- Task instructions: Below are the records. Retype, exactly, the lines from the first through the line with "const outerLabel = 'T = 0';", and leave out the pictures.

────────────────

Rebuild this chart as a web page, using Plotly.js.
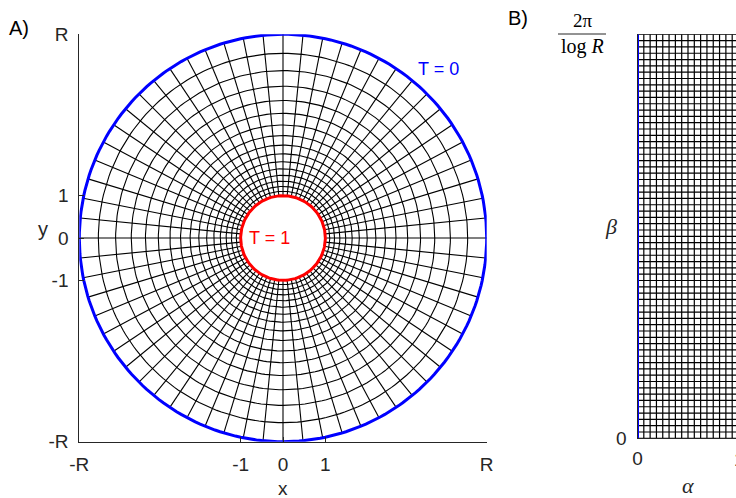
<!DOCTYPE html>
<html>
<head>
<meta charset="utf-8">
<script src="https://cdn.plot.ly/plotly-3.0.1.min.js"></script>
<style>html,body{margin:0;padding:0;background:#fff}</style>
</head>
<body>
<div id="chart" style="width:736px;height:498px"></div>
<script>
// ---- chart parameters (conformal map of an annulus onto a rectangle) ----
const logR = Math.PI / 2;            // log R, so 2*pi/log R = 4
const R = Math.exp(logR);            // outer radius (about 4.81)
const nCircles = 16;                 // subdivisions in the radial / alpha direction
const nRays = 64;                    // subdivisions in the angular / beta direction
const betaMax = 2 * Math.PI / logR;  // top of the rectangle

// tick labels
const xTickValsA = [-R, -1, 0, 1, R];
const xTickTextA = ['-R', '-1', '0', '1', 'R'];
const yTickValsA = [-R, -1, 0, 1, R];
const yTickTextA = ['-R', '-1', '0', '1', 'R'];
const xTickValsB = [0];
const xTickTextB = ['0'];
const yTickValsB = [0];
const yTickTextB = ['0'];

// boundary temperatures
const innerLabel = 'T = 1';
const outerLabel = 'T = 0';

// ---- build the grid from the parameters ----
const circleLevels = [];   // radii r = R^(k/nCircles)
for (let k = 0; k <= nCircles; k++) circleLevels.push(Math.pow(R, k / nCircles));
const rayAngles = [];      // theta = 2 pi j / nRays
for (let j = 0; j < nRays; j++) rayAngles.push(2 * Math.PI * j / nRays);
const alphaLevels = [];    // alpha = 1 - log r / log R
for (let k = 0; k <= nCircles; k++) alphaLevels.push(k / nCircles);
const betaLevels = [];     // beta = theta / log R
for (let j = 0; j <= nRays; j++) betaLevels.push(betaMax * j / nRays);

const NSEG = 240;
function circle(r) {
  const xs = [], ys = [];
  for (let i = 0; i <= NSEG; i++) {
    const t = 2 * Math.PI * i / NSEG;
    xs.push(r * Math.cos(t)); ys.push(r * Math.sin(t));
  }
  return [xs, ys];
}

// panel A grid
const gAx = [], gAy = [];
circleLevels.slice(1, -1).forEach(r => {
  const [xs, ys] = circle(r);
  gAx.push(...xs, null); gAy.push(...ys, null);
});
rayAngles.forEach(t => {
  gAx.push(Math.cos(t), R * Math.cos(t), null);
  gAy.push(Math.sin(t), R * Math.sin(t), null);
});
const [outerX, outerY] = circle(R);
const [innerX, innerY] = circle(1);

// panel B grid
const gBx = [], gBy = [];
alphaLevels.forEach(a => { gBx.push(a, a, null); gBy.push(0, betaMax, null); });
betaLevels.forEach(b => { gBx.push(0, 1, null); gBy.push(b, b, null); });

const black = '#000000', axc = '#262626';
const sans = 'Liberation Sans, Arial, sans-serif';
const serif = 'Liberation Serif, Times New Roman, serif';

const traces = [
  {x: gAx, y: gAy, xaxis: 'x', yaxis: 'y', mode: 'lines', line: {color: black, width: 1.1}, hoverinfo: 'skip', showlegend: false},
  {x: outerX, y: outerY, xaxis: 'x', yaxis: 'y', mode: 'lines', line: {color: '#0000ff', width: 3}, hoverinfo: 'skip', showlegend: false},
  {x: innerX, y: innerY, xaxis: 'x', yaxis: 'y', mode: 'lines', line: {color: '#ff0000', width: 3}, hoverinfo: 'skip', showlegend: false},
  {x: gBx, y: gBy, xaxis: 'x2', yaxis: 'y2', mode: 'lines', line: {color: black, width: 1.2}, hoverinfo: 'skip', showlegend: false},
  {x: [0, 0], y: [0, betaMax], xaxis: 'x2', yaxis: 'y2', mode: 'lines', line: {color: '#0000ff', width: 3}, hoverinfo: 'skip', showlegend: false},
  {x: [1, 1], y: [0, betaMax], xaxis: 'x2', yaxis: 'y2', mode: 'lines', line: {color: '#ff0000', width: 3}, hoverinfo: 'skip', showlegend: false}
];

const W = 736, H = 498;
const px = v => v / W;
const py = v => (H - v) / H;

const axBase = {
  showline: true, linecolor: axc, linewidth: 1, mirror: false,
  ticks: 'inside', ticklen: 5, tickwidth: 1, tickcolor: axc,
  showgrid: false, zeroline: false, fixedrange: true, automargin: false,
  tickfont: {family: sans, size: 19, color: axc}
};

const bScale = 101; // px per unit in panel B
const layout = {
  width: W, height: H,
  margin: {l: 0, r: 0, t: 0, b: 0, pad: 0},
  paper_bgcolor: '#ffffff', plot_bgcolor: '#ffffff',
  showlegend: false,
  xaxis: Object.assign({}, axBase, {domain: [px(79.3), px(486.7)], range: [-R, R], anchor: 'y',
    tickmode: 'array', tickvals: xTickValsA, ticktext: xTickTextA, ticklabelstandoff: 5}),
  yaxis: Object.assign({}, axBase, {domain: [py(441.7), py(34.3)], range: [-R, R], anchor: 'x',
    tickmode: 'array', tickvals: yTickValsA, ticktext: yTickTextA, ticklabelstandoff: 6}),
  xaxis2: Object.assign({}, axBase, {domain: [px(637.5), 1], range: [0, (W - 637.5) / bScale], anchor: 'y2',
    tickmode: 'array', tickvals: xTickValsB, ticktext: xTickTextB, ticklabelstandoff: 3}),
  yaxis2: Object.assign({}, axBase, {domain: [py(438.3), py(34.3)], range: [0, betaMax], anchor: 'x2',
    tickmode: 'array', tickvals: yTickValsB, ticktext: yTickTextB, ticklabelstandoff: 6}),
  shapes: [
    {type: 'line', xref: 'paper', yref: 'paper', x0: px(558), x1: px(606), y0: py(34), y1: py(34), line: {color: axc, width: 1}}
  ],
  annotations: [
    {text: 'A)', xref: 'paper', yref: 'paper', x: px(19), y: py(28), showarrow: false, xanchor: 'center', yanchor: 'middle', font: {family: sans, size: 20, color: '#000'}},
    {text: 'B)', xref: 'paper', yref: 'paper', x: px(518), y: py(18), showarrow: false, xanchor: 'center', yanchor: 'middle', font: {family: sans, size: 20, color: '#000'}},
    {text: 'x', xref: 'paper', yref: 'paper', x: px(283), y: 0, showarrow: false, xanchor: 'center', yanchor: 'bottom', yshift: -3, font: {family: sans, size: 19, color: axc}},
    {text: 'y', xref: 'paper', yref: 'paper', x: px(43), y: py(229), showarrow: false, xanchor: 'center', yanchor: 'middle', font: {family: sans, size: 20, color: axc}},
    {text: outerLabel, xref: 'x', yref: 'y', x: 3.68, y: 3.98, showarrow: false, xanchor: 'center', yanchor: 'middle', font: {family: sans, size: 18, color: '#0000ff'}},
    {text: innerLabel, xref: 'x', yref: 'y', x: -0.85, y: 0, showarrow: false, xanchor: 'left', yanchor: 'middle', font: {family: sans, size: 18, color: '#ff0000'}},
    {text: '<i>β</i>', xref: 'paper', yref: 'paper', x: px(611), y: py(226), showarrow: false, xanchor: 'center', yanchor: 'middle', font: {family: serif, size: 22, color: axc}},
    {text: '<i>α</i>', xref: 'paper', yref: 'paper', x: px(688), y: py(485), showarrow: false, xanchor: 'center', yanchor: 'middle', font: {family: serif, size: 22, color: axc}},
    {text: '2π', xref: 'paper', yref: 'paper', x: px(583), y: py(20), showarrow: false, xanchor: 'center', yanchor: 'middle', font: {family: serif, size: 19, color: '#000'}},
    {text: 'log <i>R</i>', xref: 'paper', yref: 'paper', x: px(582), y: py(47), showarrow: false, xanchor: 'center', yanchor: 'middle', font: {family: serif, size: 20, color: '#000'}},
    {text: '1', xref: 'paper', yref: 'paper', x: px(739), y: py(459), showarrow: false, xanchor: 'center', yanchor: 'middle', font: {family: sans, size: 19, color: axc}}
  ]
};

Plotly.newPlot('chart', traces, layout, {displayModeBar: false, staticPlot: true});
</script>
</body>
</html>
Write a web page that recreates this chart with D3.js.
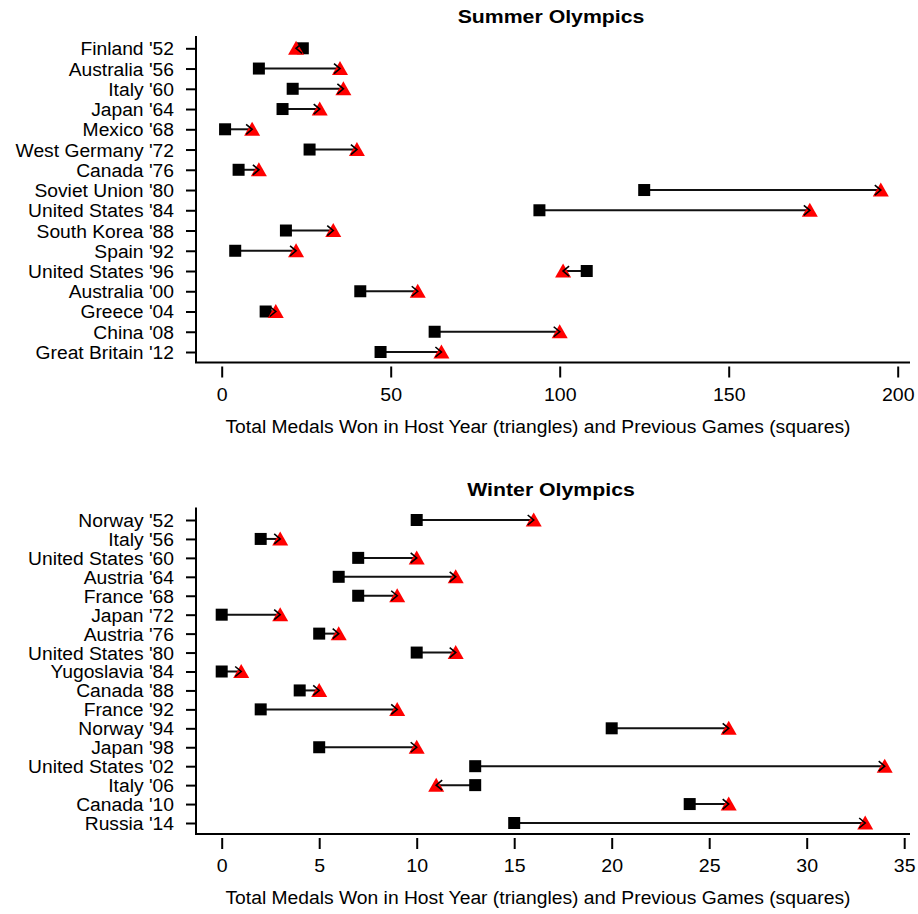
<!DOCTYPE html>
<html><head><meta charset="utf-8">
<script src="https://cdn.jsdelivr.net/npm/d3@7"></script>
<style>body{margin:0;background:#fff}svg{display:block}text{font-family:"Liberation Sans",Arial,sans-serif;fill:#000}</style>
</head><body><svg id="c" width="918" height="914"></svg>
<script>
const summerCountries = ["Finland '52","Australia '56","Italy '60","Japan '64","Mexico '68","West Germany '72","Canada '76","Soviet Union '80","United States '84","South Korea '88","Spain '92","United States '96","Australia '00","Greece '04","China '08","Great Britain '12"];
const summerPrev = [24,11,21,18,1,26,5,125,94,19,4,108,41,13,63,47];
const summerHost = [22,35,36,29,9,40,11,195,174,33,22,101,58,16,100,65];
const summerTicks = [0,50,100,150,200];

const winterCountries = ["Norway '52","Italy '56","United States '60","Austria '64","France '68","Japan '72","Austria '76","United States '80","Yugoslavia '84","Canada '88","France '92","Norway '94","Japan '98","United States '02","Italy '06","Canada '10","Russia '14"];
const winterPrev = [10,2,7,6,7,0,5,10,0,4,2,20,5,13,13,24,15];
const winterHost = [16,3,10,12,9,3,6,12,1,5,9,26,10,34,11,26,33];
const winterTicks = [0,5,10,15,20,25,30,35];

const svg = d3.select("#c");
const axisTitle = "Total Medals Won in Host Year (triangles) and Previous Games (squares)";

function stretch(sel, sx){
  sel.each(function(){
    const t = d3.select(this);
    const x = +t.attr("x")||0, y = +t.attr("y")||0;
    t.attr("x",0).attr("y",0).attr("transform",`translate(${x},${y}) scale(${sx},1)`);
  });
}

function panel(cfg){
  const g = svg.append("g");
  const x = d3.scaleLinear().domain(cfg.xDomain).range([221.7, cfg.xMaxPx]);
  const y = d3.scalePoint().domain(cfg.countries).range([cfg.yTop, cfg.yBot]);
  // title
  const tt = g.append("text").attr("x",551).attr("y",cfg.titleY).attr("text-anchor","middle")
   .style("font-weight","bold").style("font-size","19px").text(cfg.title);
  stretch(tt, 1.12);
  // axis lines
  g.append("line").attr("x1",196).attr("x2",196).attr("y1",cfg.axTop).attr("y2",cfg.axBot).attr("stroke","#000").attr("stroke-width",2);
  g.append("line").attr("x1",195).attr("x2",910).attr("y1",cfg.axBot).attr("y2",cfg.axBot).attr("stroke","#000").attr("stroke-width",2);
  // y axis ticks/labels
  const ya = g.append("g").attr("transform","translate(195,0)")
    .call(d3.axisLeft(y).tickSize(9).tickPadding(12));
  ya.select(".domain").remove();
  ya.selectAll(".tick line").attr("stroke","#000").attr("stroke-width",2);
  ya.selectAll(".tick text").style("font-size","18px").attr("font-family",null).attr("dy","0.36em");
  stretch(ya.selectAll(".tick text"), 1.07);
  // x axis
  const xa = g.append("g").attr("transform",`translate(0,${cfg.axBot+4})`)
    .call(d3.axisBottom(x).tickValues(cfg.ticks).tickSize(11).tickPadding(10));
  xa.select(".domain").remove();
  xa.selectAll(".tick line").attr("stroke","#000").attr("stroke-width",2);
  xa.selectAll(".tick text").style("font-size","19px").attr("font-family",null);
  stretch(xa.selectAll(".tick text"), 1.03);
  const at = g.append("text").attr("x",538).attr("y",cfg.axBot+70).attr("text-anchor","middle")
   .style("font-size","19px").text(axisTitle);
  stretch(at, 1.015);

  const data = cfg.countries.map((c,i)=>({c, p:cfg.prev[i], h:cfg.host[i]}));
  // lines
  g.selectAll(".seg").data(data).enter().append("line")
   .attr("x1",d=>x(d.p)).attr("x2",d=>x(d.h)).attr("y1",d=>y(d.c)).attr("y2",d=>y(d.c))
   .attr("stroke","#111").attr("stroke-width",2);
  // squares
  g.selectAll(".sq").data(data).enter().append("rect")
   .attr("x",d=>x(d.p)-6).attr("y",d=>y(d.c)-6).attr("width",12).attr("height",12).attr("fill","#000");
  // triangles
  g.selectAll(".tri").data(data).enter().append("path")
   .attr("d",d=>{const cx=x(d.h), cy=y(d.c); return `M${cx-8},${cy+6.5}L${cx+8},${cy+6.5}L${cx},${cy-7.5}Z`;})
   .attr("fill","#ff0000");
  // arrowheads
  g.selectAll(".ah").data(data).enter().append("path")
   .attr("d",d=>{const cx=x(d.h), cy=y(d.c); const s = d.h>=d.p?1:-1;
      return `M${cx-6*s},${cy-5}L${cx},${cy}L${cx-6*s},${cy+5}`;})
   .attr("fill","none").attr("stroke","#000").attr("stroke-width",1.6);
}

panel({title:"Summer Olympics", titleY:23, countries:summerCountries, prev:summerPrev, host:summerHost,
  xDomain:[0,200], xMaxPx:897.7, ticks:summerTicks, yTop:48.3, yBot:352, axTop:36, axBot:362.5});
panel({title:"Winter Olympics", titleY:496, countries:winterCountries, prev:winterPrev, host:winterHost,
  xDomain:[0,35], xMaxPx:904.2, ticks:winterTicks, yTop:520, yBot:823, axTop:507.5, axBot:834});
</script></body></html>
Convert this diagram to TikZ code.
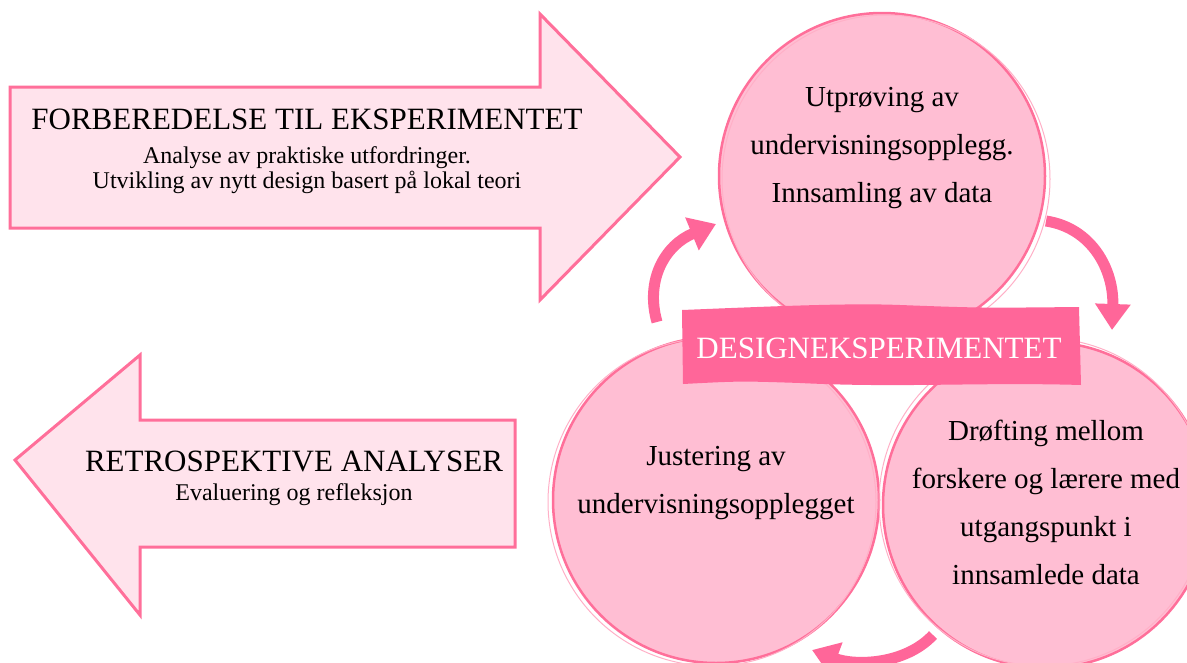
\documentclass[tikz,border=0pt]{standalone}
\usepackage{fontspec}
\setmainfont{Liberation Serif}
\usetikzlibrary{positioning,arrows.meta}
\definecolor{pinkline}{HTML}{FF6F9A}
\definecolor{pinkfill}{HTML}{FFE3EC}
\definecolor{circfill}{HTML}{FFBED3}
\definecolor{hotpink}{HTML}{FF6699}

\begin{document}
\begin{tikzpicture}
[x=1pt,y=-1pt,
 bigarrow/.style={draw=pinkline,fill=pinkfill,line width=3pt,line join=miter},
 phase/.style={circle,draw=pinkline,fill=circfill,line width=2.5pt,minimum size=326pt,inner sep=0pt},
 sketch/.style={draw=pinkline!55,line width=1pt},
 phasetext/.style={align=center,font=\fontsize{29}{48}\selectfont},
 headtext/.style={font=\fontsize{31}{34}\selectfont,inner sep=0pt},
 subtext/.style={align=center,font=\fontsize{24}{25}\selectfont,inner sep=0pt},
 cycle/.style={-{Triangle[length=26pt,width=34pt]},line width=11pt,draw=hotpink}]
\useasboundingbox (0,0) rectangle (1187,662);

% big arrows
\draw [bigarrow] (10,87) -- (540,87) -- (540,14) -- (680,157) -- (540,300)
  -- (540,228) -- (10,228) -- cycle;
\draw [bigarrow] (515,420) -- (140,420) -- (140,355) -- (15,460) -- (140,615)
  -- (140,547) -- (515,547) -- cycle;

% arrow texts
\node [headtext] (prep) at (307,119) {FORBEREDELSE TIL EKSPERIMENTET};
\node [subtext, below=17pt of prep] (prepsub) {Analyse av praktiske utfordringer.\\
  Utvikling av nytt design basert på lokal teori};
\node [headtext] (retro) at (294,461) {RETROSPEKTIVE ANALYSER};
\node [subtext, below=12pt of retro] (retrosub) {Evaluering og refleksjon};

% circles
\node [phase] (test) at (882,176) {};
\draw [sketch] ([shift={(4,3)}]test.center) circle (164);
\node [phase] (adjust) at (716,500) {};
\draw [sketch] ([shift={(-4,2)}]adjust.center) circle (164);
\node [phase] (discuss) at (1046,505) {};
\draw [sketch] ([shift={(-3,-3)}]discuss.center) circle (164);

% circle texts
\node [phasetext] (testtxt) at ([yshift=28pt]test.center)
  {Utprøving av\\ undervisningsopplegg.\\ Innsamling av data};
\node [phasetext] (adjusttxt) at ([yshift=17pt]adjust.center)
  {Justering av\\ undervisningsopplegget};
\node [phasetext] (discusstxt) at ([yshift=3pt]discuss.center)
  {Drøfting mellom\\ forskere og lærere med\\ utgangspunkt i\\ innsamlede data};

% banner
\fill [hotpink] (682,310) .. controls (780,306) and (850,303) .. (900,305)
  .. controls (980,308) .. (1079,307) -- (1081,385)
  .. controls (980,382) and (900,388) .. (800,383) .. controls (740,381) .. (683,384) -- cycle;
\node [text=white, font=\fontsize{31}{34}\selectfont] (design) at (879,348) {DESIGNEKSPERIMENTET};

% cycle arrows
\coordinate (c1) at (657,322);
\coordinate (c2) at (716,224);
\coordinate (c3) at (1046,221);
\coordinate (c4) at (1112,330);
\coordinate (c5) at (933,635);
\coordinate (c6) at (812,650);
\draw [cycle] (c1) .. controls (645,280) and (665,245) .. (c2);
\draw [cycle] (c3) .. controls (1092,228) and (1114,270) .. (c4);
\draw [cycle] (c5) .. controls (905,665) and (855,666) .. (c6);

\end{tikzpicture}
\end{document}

────────────────

- Complete output:
Rebuild this chart as a web page, using Plotly.js.
<!DOCTYPE html>
<html>
<head>
<meta charset="utf-8">
<script src="https://cdn.plot.ly/plotly-3.0.1.min.js"></script>
<style>html,body{margin:0;padding:0;background:#fff}</style>
</head>
<body>
<div id="chart" style="width:736px;height:498px"></div>
<script>
// ---- chart parameters (conformal map of an annulus onto a rectangle) ----
const logR = Math.PI / 2;            // log R, so 2*pi/log R = 4
const R = Math.exp(logR);            // outer radius (about 4.81)
const nCircles = 16;                 // subdivisions in the radial / alpha direction
const nRays = 64;                    // subdivisions in the angular / beta direction
const betaMax = 2 * Math.PI / logR;  // top of the rectangle

// tick labels
const xTickValsA = [-R, -1, 0, 1, R];
const xTickTextA = ['-R', '-1', '0', '1', 'R'];
const yTickValsA = [-R, -1, 0, 1, R];
const yTickTextA = ['-R', '-1', '0', '1', 'R'];
const xTickValsB = [0];
const xTickTextB = ['0'];
const yTickValsB = [0];
const yTickTextB = ['0'];

// boundary temperatures
const innerLabel = 'T = 1';
const outerLabel = 'T = 0';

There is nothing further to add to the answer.